Aren’t citizens of authoritarian regimes equally inclined to unite in solidarity during natural disasters as those in more market-oriented ones?
Scott Sumner
Sep 11 2022 at 12:15pm
“Aren’t citizens of authoritarian regimes equally inclined to unite in solidarity during natural disasters as those in more market-oriented ones?”
I doubt it. But that would be an interesting question to investigate. One study showed that UN diplomats from low trust societies were more likely to shirk their duty to pay parking tickets in NYC than diplomats from high trust societies.
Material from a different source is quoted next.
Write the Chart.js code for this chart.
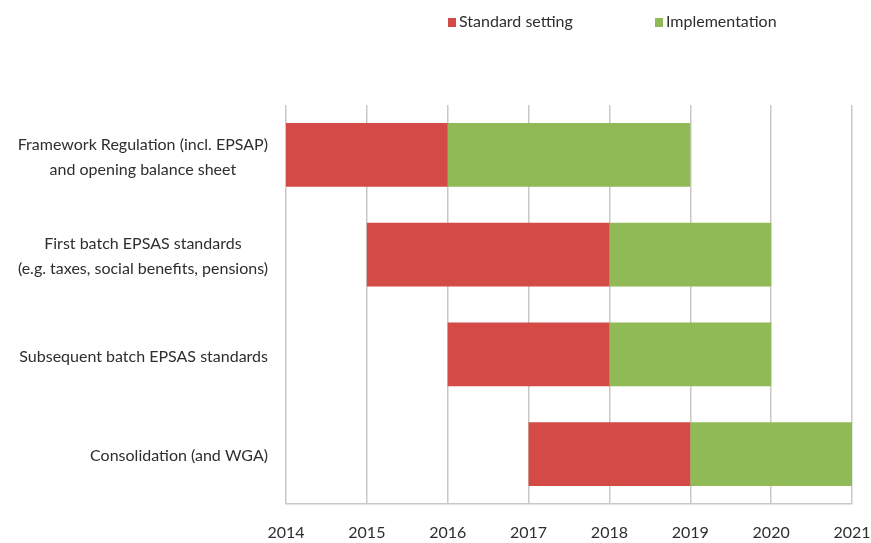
<!DOCTYPE html>
<html>
<head>
<meta charset="utf-8">
<script src="https://cdn.jsdelivr.net/npm/chart.js@4"></script>
<style>
  html, body { margin: 0; padding: 0; background: #fff; }
  #wrap { width: 871px; height: 543px; position: relative; }
</style>
</head>
<body>
<div id="wrap"><canvas id="c" width="871" height="543"></canvas></div>
<script>
// ---- data ----
const categories = [
  ["Framework Regulation (incl. EPSAP)", "and opening balance sheet"],
  ["First batch EPSAS standards", "(e.g. taxes, social benefits, pensions)"],
  ["Subsequent batch EPSAS standards"],
  ["Consolidation (and WGA)"]
];
const standardStart = [2014, 2015, 2016, 2017];
const standardEnd   = [2016, 2018, 2018, 2019];
const implStart     = [2016, 2018, 2018, 2019];
const implEnd       = [2019, 2020, 2020, 2021];
const seriesNames   = ["Standard setting", "Implementation"];
const yearTicks     = [2014, 2015, 2016, 2017, 2018, 2019, 2020, 2021];

const RED = '#d44a47';
const GREEN = '#8fba55';
const FONT = 'Lato, "Open Sans", sans-serif';
const TEXT = '#2e2e2e';

const pairs = (a, b) => a.map((v, i) => [v, b[i]]);

// custom y labels: block right-aligned, lines centered within block
const yLabelPlugin = {
  id: 'yLabels',
  afterDraw(chart) {
    const ctx = chart.ctx;
    const y = chart.scales.y;
    const right = chart.chartArea.left - 18;
    const lh = 25;
    ctx.save();
    ctx.font = '16px ' + FONT;
    ctx.fillStyle = TEXT;
    ctx.textBaseline = 'middle';
    ctx.textAlign = 'center';
    categories.forEach((lines, i) => {
      const cy = y.getPixelForValue(i) + 2;
      const w = Math.max(...lines.map(l => ctx.measureText(l).width));
      const cx = right - w / 2;
      const y0 = cy - (lines.length - 1) * lh / 2;
      lines.forEach((l, k) => ctx.fillText(l, cx, y0 + k * lh));
    });
    ctx.restore();
  }
};

// custom legend at top
const legendPlugin = {
  id: 'topLegend',
  afterDraw(chart) {
    const ctx = chart.ctx;
    const items = [
      { x: chart.chartArea.left + 162, color: RED, text: seriesNames[0] },
      { x: chart.chartArea.left + 369, color: GREEN, text: seriesNames[1] }
    ];
    const cy = 22;
    ctx.save();
    ctx.font = '16px ' + FONT;
    ctx.textBaseline = 'middle';
    ctx.textAlign = 'left';
    items.forEach(it => {
      ctx.fillStyle = it.color;
      ctx.fillRect(it.x, cy - 4, 8, 9);
      ctx.fillStyle = TEXT;
      ctx.fillText(it.text, it.x + 11, cy);
    });
    ctx.restore();
  }
};

new Chart(document.getElementById('c'), {
  type: 'bar',
  data: {
    labels: categories,
    datasets: [
      { label: seriesNames[0], data: pairs(standardStart, standardEnd), backgroundColor: RED, grouped: false,
        categoryPercentage: 1, barPercentage: 0.64, borderSkipped: false, borderWidth: 0 },
      { label: seriesNames[1], data: pairs(implStart, implEnd), backgroundColor: GREEN, grouped: false,
        categoryPercentage: 1, barPercentage: 0.64, borderSkipped: false, borderWidth: 0 }
    ]
  },
  plugins: [yLabelPlugin, legendPlugin],
  options: {
    indexAxis: 'y',
    responsive: false,
    animation: false,
    layout: { padding: { left: 286, right: 19, top: 105, bottom: 0 } },
    plugins: { legend: { display: false }, tooltip: { enabled: false } },
    scales: {
      x: {
        type: 'linear',
        min: yearTicks[0],
        max: yearTicks[yearTicks.length - 1],
        afterBuildTicks(scale) { scale.ticks = yearTicks.map(v => ({ value: v })); },
        afterFit(scale) { scale.height = 39; scale.paddingLeft = 0; scale.paddingRight = 0; },
        grid: { color: '#cbc7c3', lineWidth: 1.5, drawTicks: false },
        border: { display: true, color: '#cbc7c3', width: 1.5 },
        ticks: { padding: 19, color: TEXT, font: { family: FONT, size: 16 }, callback: v => String(v), maxRotation: 0 }
      },
      y: {
        type: 'category',
        offset: true,
        afterFit(scale) { scale.width = 0; },
        ticks: { display: false },
        grid: { display: false, drawTicks: false },
        border: { display: false }
      }
    }
  }
});
</script>
</body>
</html>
Unfortunately, that doesn’t address your crisis issue.
Pierre Lemieux
Sep 10 2022 at 4:28pm
Hayek’s theory of the rules of just conduct in a spontaneous order seems especially relevant on this sort of issue. To summarize, rules of just conduct have developed to create and maintain an abstract social order where no agreement on ends is required. He would probably end up agreeing with your post, but not without voicing two caveats. The first one would be to warn you gently (he was a gentle man) against the term “solidarity.” In The Mirage of Social Justice (p. 313), he wrote:
This solidarity, he argues, is a remnant of tribal instincts. Perhaps this is what Jose Pablo was getting at above.
The second Hayekian caveat would probably be the following. Being at the point where Leviathan has to text the populace about “how to use their knowledge for their purposes” (which is how he defines freedom) in the purchase electricity, even if it is not to impose a mandate as he most often does), shows how far down we are on “the road to serfdom.”
Scott Sumner
Sep 11 2022 at 12:17pm
“The first one would be to warn you gently (he was a gentle man) against the term “solidarity.””
I’m a contrarian who enjoys using terms in unconventional ways. As an analogy, Daniel Klein is trying to reclaim the term “liberalism” from the left.
Jose Pablo
Sep 13 2022 at 12:40pm
Solidarity is the beginning of a slippery slope.
The distance between “cute” solidarity (like the one described in this post), and “socially mandatory” solidarity is very narrow.
Once bad step from solidarity and you end up in the “cage of norms” of primitive societies. It was smart from Hayek not liking it.